I think reading one tutorial is enough.
The advantage of Runoob is that you can test and practice on the online database provided by the website, which is somewhat similar to the w3school tutorial.
The advantage of Sams Teach Yourself SQL in 10 Minutes is that it contains more material. The author also teaches some experience in writing SQL and touches on portability and differences across different databases.
There are 42 Database interview problems on LeetCode. I must practice them when I have time.
Problems Encountered in Practice
Because my role is algorithm engineer in the recommendation team, there is a large amount of data mining work.
Also, what I write is not pure SQL, but Hive-SQL.
Hive has many limitations and challenges. For example, you cannot nest a select clause inside select; select 2 * (select 3); is not allowed.
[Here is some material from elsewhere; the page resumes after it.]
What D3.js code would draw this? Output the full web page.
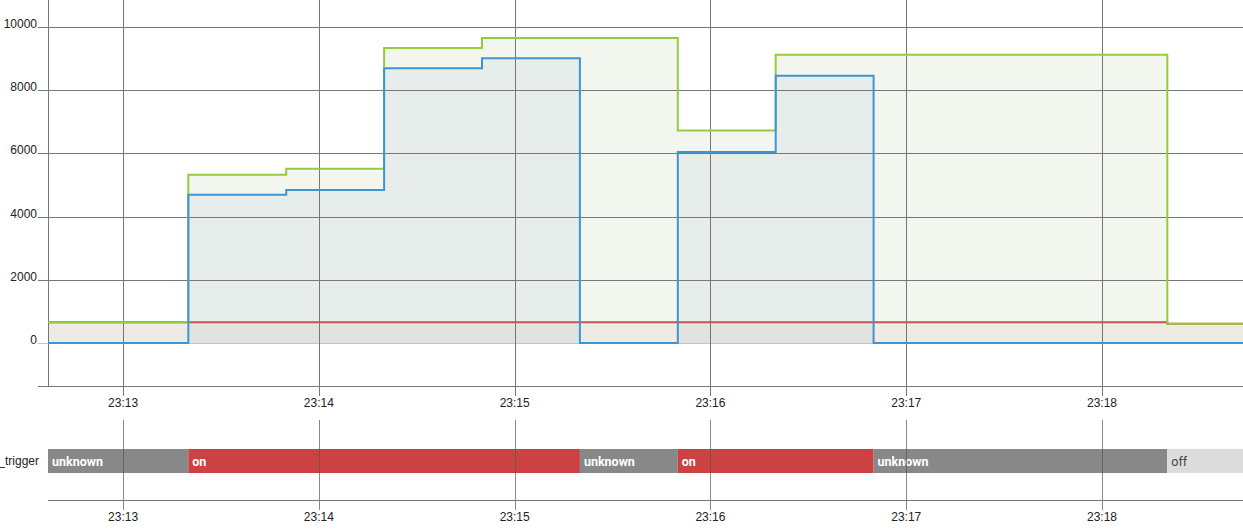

The solution I finally found was to use aggregate functions or computable relationships between columns for the needed calculations, which really tests flexible use of union or join. The data volume is especially large, and each query is time-consuming. I learned to use small queries to verify ideas, validate layer by layer from the inside outward, and run queries and calculations in jupyter notebook.
Answering Interview Questions
The interviewer in the first round asked me at the time: Do you know SQL?
Me: Yes, and I also previously had an internship at a database company.
Interviewer: Then tell me the differences between left join, right join, and inner join.
Me: I do not know…
Interviewer: Then do you know partition?
Me: I do not know that either.
Interviewer: Is your SQL knowledge limited to the Database Principles and Course Project classes you took?
Me: Yes. And because I had not used it for a while, I had also become a bit rusty.
Then the interviewer stopped asking SQL-related questions.
After a week of work and systematic relearning of SQL, I can now answer these two questions.
Differences Between left join, right join, and inner join
inner join is an inner join. Non-matching items do not appear in the joined result. left join is a left outer join. If an item on the left side has no matching item in the right table, one record still exists in the joined result, and the columns from the right table are all NULL. right join is similar. In fact, left join and right join can be interchanged; the two joined tables just need to swap left and right positions.
The Concept of partition
partition divides a table into different partitions to speed up queries.
The limitation is that during select, the partitioned column must be written in where as a filter.